Dataset content:
━━━━
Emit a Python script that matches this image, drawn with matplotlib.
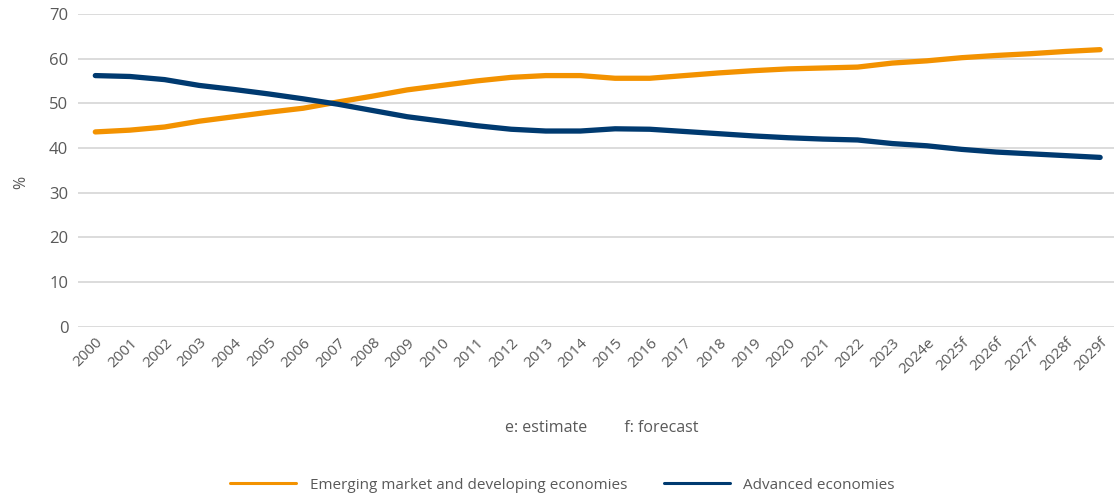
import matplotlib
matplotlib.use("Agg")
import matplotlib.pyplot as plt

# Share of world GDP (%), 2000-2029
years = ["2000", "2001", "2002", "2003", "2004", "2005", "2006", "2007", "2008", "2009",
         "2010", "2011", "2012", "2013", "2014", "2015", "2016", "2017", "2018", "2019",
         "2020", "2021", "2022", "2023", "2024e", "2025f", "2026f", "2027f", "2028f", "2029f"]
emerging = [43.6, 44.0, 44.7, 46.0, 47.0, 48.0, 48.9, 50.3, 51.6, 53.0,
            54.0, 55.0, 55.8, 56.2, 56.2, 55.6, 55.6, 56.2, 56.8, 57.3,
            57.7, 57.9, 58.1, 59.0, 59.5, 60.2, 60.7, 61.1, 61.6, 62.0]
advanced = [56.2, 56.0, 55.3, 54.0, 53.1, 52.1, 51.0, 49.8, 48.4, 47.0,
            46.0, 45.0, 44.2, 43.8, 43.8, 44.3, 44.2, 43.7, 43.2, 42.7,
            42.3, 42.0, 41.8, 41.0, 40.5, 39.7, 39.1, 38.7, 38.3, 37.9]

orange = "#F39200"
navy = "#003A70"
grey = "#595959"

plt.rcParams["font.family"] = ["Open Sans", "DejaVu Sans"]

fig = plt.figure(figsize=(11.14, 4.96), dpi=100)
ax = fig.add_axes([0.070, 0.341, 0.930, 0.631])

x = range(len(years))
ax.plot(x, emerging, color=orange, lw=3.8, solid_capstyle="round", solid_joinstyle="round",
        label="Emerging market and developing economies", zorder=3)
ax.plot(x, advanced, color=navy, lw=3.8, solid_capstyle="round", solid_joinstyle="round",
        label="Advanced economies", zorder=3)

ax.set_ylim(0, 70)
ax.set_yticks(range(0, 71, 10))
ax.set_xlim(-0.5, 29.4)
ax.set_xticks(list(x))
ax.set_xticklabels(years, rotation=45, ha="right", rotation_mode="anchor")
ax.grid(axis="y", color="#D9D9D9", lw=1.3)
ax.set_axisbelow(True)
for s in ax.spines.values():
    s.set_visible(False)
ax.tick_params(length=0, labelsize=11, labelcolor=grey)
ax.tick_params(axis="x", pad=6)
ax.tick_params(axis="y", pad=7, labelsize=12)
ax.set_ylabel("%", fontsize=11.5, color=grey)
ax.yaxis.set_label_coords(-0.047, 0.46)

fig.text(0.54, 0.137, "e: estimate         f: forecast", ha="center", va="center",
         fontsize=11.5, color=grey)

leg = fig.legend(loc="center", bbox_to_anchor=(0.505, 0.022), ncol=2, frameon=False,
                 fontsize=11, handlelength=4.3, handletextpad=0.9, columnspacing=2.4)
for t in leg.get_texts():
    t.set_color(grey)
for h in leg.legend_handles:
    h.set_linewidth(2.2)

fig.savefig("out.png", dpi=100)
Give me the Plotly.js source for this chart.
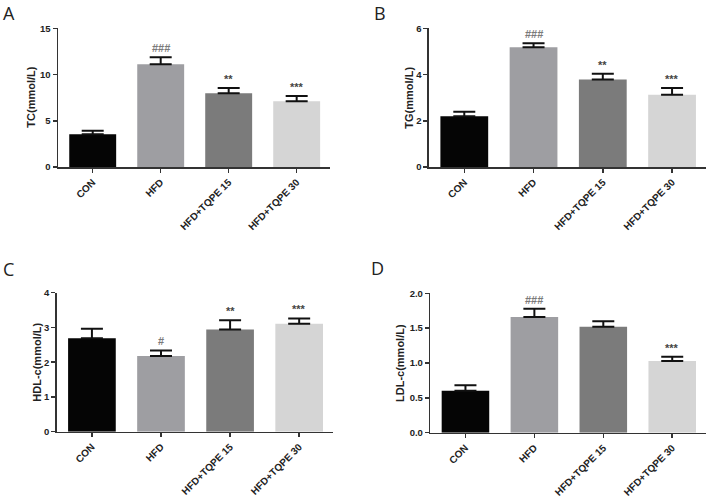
━━━━
Request:
Set down every entry word for word, but omit the pictures.

Solution for this problem:
Emit a Python script that matches this image, drawn with matplotlib.
import matplotlib
matplotlib.use("Agg")
import matplotlib.pyplot as plt

# Share of world GDP (%), 2000-2029
years = ["2000", "2001", "2002", "2003", "2004", "2005", "2006", "2007", "2008", "2009",
         "2010", "2011", "2012", "2013", "2014", "2015", "2016", "2017", "2018", "2019",
         "2020", "2021", "2022", "2023", "2024e", "2025f", "2026f", "2027f", "2028f", "2029f"]
emerging = [43.6, 44.0, 44.7, 46.0, 47.0, 48.0, 48.9, 50.3, 51.6, 53.0,
            54.0, 55.0, 55.8, 56.2, 56.2, 55.6, 55.6, 56.2, 56.8, 57.3,
            57.7, 57.9, 58.1, 59.0, 59.5, 60.2, 60.7, 61.1, 61.6, 62.0]
advanced = [56.2, 56.0, 55.3, 54.0, 53.1, 52.1, 51.0, 49.8, 48.4, 47.0,
            46.0, 45.0, 44.2, 43.8, 43.8, 44.3, 44.2, 43.7, 43.2, 42.7,
            42.3, 42.0, 41.8, 41.0, 40.5, 39.7, 39.1, 38.7, 38.3, 37.9]

orange = "#F39200"
navy = "#003A70"
grey = "#595959"

plt.rcParams["font.family"] = ["Open Sans", "DejaVu Sans"]

fig = plt.figure(figsize=(11.14, 4.96), dpi=100)
ax = fig.add_axes([0.070, 0.341, 0.930, 0.631])

x = range(len(years))
ax.plot(x, emerging, color=orange, lw=3.8, solid_capstyle="round", solid_joinstyle="round",
        label="Emerging market and developing economies", zorder=3)
ax.plot(x, advanced, color=navy, lw=3.8, solid_capstyle="round", solid_joinstyle="round",
        label="Advanced economies", zorder=3)

ax.set_ylim(0, 70)
ax.set_yticks(range(0, 71, 10))
ax.set_xlim(-0.5, 29.4)
ax.set_xticks(list(x))
ax.set_xticklabels(years, rotation=45, ha="right", rotation_mode="anchor")
ax.grid(axis="y", color="#D9D9D9", lw=1.3)
ax.set_axisbelow(True)
for s in ax.spines.values():
    s.set_visible(False)
ax.tick_params(length=0, labelsize=11, labelcolor=grey)
ax.tick_params(axis="x", pad=6)
ax.tick_params(axis="y", pad=7, labelsize=12)
ax.set_ylabel("%", fontsize=11.5, color=grey)
ax.yaxis.set_label_coords(-0.047, 0.46)

fig.text(0.54, 0.137, "e: estimate         f: forecast", ha="center", va="center",
         fontsize=11.5, color=grey)

leg = fig.legend(loc="center", bbox_to_anchor=(0.505, 0.022), ncol=2, frameon=False,
                 fontsize=11, handlelength=4.3, handletextpad=0.9, columnspacing=2.4)
for t in leg.get_texts():
    t.set_color(grey)
for h in leg.legend_handles:
    h.set_linewidth(2.2)

fig.savefig("out.png", dpi=100)
Give me the Plotly.js source for this chart.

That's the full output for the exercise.